[Start]

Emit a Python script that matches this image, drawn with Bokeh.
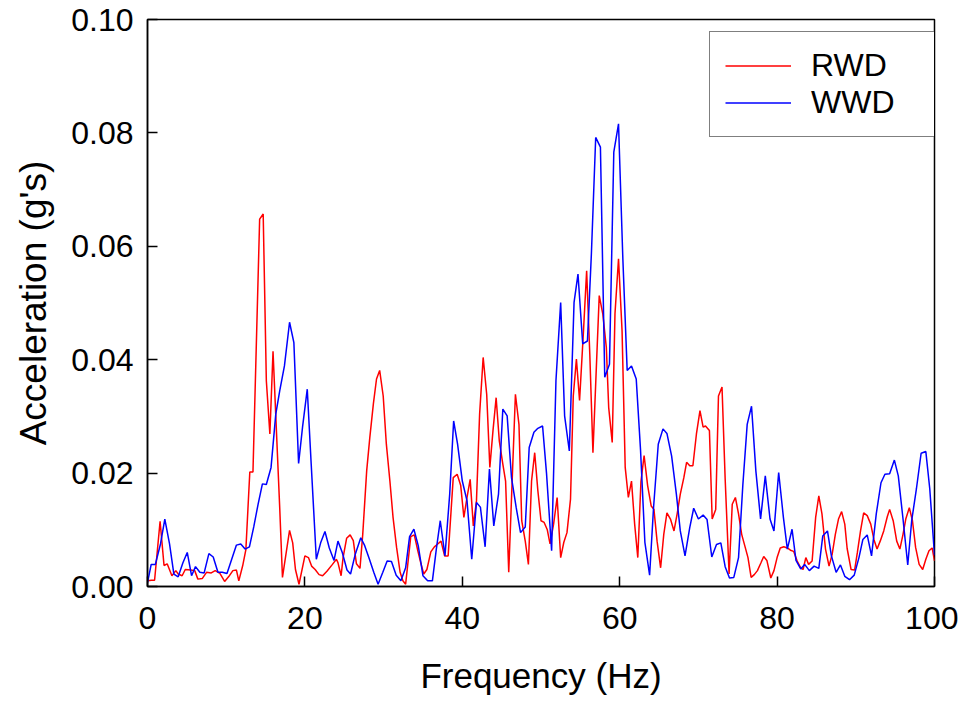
from bokeh.plotting import figure
from bokeh.models import Range1d, FixedTicker, NumeralTickFormatter, Legend, LegendItem
from bokeh.embed import file_html
from bokeh.resources import INLINE

# RWD series (frequency in Hz, acceleration in g's)
freq_rwd = [0.0, 0.5, 0.9, 1.6, 2.1, 2.5, 3.1, 3.6, 3.9, 4.4, 4.8, 5.5, 6.0, 6.4, 6.95, 7.5, 8.1, 8.6,
            9.2, 9.8, 10.3, 10.85, 11.3, 11.6, 12.1, 12.5, 13.0, 13.4, 14.25, 14.7, 15.1, 15.55, 15.95,
            16.8, 17.15, 18.05, 18.45, 18.8, 19.25, 20.0, 20.45, 20.85, 21.3, 21.8, 22.25, 22.8, 23.5,
            24.0, 24.2, 24.6, 24.85, 25.3, 25.75, 26.15, 26.55, 27.0, 27.35, 27.85, 28.25, 28.7, 29.1,
            29.5, 29.95, 30.35, 30.8, 31.2, 31.65, 32.1, 32.45, 32.8, 33.45, 33.9, 34.35, 34.75, 35.1,
            35.5, 36.0, 36.45, 36.8, 37.3, 37.75, 38.2, 38.85, 39.35, 39.8, 40.2, 40.6, 41.0, 41.4,
            41.8, 42.2, 42.65, 43.1, 43.5, 43.9, 44.3, 44.7, 45.15, 45.5, 45.9, 46.75, 47.2, 47.55,
            48.0, 48.4, 48.8, 49.2, 49.6, 50.0, 50.4, 50.8, 51.15, 51.6, 52.05, 52.5, 52.9, 53.3,
            53.75, 54.1, 54.5, 54.9, 55.4, 55.8, 56.2, 56.6, 57.0, 57.4, 57.85, 58.3, 58.6, 59.05,
            59.4, 59.85, 60.3, 60.7, 61.1, 61.5, 61.9, 62.3, 62.7, 63.1, 63.55, 64.0, 64.35, 64.75,
            65.2, 65.6, 66.0, 66.45, 66.9, 67.3, 67.7, 68.15, 68.5, 68.9, 69.3, 69.75, 70.2, 70.6,
            70.9, 71.4, 71.75, 72.2, 72.55, 73.0, 73.4, 73.9, 74.3, 74.7, 75.1, 75.5, 75.95, 76.3,
            76.7, 77.1, 77.5, 77.95, 78.3, 78.7, 79.2, 79.6, 80.0, 80.4, 80.85, 81.3, 81.7, 82.1,
            82.55, 83.0, 83.3, 83.65, 84.0, 84.45, 84.9, 85.3, 85.7, 86.15, 86.6, 87.0, 87.4, 87.8,
            88.2, 88.6, 88.9, 89.4, 89.85, 90.2, 90.6, 91.0, 91.45, 91.9, 92.3, 92.7, 93.1, 93.55,
            94.0, 94.3, 94.75, 95.2, 95.6, 96.0, 96.35, 96.8, 97.2, 97.6, 98.05, 98.5, 98.9, 99.3,
            99.7, 100.0]
acc_rwd = [0.0010, 0.0011, 0.0011, 0.0115, 0.0037, 0.0040, 0.0019, 0.0028, 0.0022, 0.0019, 0.0030,
           0.0029, 0.0028, 0.0013, 0.0014, 0.0025, 0.0024, 0.0028, 0.0023, 0.0009, 0.0017, 0.0028,
           0.0029, 0.0010, 0.0037, 0.0065, 0.0202, 0.0202, 0.0648, 0.0657, 0.0363, 0.0269, 0.0415,
           0.0139, 0.0016, 0.0099, 0.0077, 0.0030, 0.0004, 0.0054, 0.0051, 0.0036, 0.0030, 0.0021,
           0.0019, 0.0027, 0.0039, 0.0048, 0.0042, 0.0019, 0.0051, 0.0085, 0.0091, 0.0081, 0.0040,
           0.0032, 0.0092, 0.0204, 0.0263, 0.0322, 0.0366, 0.0381, 0.0336, 0.0251, 0.0186, 0.0122,
           0.0069, 0.0025, 0.0010, 0.0004, 0.0088, 0.0091, 0.0063, 0.0040, 0.0022, 0.0030, 0.0061,
           0.0070, 0.0074, 0.0080, 0.0054, 0.0054, 0.0192, 0.0198, 0.0178, 0.0122, 0.0157, 0.0189,
           0.0107, 0.0151, 0.0304, 0.0404, 0.0339, 0.0210, 0.0275, 0.0333, 0.0257, 0.0216, 0.0186,
           0.0025, 0.0339, 0.0286, 0.0116, 0.0080, 0.0039, 0.0186, 0.0236, 0.0169, 0.0116, 0.0113,
           0.0100, 0.0075, 0.0110, 0.0157, 0.0051, 0.0078, 0.0095, 0.0154, 0.0336, 0.0401, 0.0328,
           0.0451, 0.0557, 0.0410, 0.0236, 0.0375, 0.0513, 0.0481, 0.0422, 0.0316, 0.0254, 0.0481,
           0.0578, 0.0451, 0.0210, 0.0157, 0.0186, 0.0110, 0.0051, 0.0185, 0.0231, 0.0178, 0.0142,
           0.0136, 0.0080, 0.0033, 0.0092, 0.0130, 0.0119, 0.0098, 0.0128, 0.0163, 0.0192, 0.0219,
           0.0213, 0.0213, 0.0269, 0.0310, 0.0281, 0.0283, 0.0275, 0.0119, 0.0136, 0.0336, 0.0352,
           0.0190, 0.0022, 0.0145, 0.0157, 0.0128, 0.0092, 0.0069, 0.0051, 0.0016, 0.0021, 0.0028,
           0.0042, 0.0053, 0.0046, 0.0015, 0.0028, 0.0051, 0.0068, 0.0070, 0.0068, 0.0064, 0.0062,
           0.0045, 0.0033, 0.0030, 0.0051, 0.0039, 0.0045, 0.0122, 0.0160, 0.0128, 0.0066, 0.0036,
           0.0057, 0.0092, 0.0119, 0.0132, 0.0110, 0.0067, 0.0030, 0.0029, 0.0060, 0.0098, 0.0130,
           0.0125, 0.0110, 0.0083, 0.0066, 0.0080, 0.0098, 0.0123, 0.0136, 0.0116, 0.0080, 0.0066,
           0.0092, 0.0119, 0.0139, 0.0116, 0.0069, 0.0039, 0.0030, 0.0048, 0.0063, 0.0068, 0.0045]

# WWD series
freq_wwd = [0.0, 0.47, 1.0, 1.65, 2.2, 2.8, 3.35, 3.9, 4.5, 5.05, 5.6, 6.1, 6.65, 7.2, 7.8, 8.35, 8.95,
            9.5, 10.1, 10.7, 11.3, 11.85, 12.4, 12.95, 13.5, 14.05, 14.6, 15.1, 15.7, 16.3, 16.8, 17.4,
            18.05, 18.6, 19.2, 19.7, 20.3, 20.8, 21.45, 22.0, 22.55, 23.1, 23.7, 24.2, 24.75, 25.35,
            25.8, 26.4, 27.1, 27.6, 28.2, 28.75, 29.3, 29.9, 30.45, 31.0, 31.6, 32.2, 32.8, 33.3,
            33.85, 34.4, 35.0, 35.6, 36.2, 36.7, 37.2, 37.8, 38.4, 38.9, 39.4, 40.0, 40.6, 41.2,
            41.8, 42.3, 42.9, 43.45, 44.0, 44.6, 45.15, 45.7, 46.25, 46.85, 47.4, 48.0, 48.5, 49.1,
            49.6, 50.2, 50.7, 51.35, 51.9, 52.5, 53.0, 53.6, 54.2, 54.7, 55.3, 55.9, 56.4, 56.95,
            57.55, 58.1, 58.7, 59.25, 59.85, 60.4, 60.95, 61.5, 62.1, 62.65, 63.2, 63.8, 64.3, 64.9,
            65.5, 66.0, 66.6, 67.2, 67.7, 68.3, 68.9, 69.4, 70.0, 70.6, 71.1, 71.7, 72.3, 72.85,
            73.4, 73.95, 74.5, 75.1, 75.65, 76.2, 76.75, 77.3, 77.9, 78.5, 79.1, 79.6, 80.2, 80.8,
            81.3, 81.9, 82.4, 83.0, 83.5, 84.1, 84.7, 85.3, 85.8, 86.4, 86.9, 87.5, 88.05, 88.6,
            89.2, 89.8, 90.4, 90.9, 91.45, 92.0, 92.6, 93.2, 93.7, 94.3, 94.9, 95.4, 96.0, 96.6,
            97.1, 97.7, 98.3, 98.9, 99.4, 100.0]
acc_wwd = [0.0007, 0.0039, 0.0039, 0.0075, 0.0119, 0.0075, 0.0022, 0.0017, 0.0042, 0.0060, 0.0019,
           0.0035, 0.0025, 0.0024, 0.0058, 0.0052, 0.0025, 0.0025, 0.0023, 0.0048, 0.0073, 0.0075,
           0.0066, 0.0070, 0.0105, 0.0145, 0.0181, 0.0180, 0.0210, 0.0304, 0.0345, 0.0389, 0.0466,
           0.0430, 0.0217, 0.0281, 0.0348, 0.0216, 0.0048, 0.0077, 0.0097, 0.0068, 0.0046, 0.0080,
           0.0060, 0.0029, 0.0022, 0.0057, 0.0086, 0.0072, 0.0048, 0.0025, 0.0004, 0.0025, 0.0045,
           0.0044, 0.0020, 0.0010, 0.0033, 0.0088, 0.0101, 0.0072, 0.0019, 0.0010, 0.0010, 0.0066,
           0.0116, 0.0054, 0.0163, 0.0292, 0.0251, 0.0186, 0.0151, 0.0048, 0.0148, 0.0140, 0.0070,
           0.0207, 0.0107, 0.0163, 0.0313, 0.0301, 0.0192, 0.0139, 0.0095, 0.0105, 0.0245, 0.0272,
           0.0279, 0.0283, 0.0200, 0.0063, 0.0363, 0.0501, 0.0301, 0.0239, 0.0501, 0.0551, 0.0428,
           0.0433, 0.0586, 0.0792, 0.0775, 0.0369, 0.0392, 0.0766, 0.0816, 0.0578, 0.0381, 0.0389,
           0.0366, 0.0240, 0.0078, 0.0020, 0.0139, 0.0251, 0.0278, 0.0270, 0.0230, 0.0163, 0.0098,
           0.0054, 0.0104, 0.0138, 0.0119, 0.0126, 0.0118, 0.0052, 0.0074, 0.0077, 0.0035, 0.0015,
           0.0016, 0.0051, 0.0180, 0.0286, 0.0318, 0.0204, 0.0119, 0.0195, 0.0119, 0.0098, 0.0201,
           0.0122, 0.0066, 0.0101, 0.0046, 0.0031, 0.0039, 0.0028, 0.0036, 0.0032, 0.0089, 0.0098,
           0.0054, 0.0025, 0.0038, 0.0018, 0.0012, 0.0020, 0.0051, 0.0083, 0.0091, 0.0054, 0.0128,
           0.0183, 0.0198, 0.0199, 0.0223, 0.0195, 0.0119, 0.0038, 0.0116, 0.0172, 0.0235, 0.0238,
           0.0172, 0.0055]

x_ticks = [0, 20, 40, 60, 80, 100]
y_ticks = [0.00, 0.02, 0.04, 0.06, 0.08, 0.10]
series_names = ["RWD", "WWD"]

FONT = "Liberation Sans"

p = figure(width=958, height=698, output_backend="svg", toolbar_location=None,
           x_range=Range1d(0, 100), y_range=Range1d(0, 0.10),
           min_border_left=147, min_border_right=24, min_border_top=19, min_border_bottom=112)
p.grid.visible = False
p.background_fill_color = "white"
p.border_fill_color = "white"
p.outline_line_color = "black"
p.outline_line_width = 1.5

r1 = p.line(freq_rwd, acc_rwd, line_color="#ff0000", line_width=1.5)
r2 = p.line(freq_wwd, acc_wwd, line_color="#0000ff", line_width=1.5)

for ax in (p.xaxis[0], p.yaxis[0]):
    ax.axis_line_color = "black"
    ax.axis_line_width = 1.5
    ax.major_tick_in = 10
    ax.major_tick_out = 0
    ax.major_tick_line_width = 1.5
    ax.minor_tick_line_color = None
    ax.major_label_text_font = FONT
    ax.major_label_text_font_size = "32px"
    ax.major_label_text_color = "black"
    ax.axis_label_text_font = FONT
    ax.axis_label_text_font_style = "normal"
    ax.axis_label_text_color = "black"

p.xaxis.axis_label_text_font_size = "35px"
p.yaxis.axis_label_text_font_size = "37px"
p.xaxis.ticker = FixedTicker(ticks=x_ticks)
p.yaxis.ticker = FixedTicker(ticks=y_ticks)
p.yaxis.formatter = NumeralTickFormatter(format="0.00")
p.xaxis.axis_label = "Frequency (Hz)"
p.yaxis.axis_label = "Acceleration (g's)"
p.xaxis.major_label_standoff = 20
p.yaxis.major_label_standoff = 14
p.xaxis.axis_label_standoff = 24
p.yaxis.axis_label_standoff = 14

legend = Legend(items=[LegendItem(label=series_names[0], renderers=[r1]),
                       LegendItem(label=series_names[1], renderers=[r2])],
                location=(562, 449))
legend.border_line_color = "black"
legend.border_line_width = 1.2
legend.background_fill_alpha = 1.0
legend.padding = 15
legend.spacing = 0
legend.margin = 0
legend.glyph_width = 66
legend.glyph_height = 31
legend.label_height = 31
legend.label_standoff = 20
legend.label_width = 110
legend.label_text_font = FONT
legend.label_text_font_size = "32px"
legend.label_text_color = "black"
p.add_layout(legend, "center")

open("out.html", "w").write(file_html(p, INLINE))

[End]

- Given task -
Skip the pictures, please, and transcribe only the lines from the beginning of the material through the one that contains "from bokeh.resources import INLINE".

- Solution to this task -
Emit a Python script that matches this image, drawn with Bokeh.
from bokeh.plotting import figure
from bokeh.models import Range1d, FixedTicker, NumeralTickFormatter, Legend, LegendItem
from bokeh.embed import file_html
from bokeh.resources import INLINE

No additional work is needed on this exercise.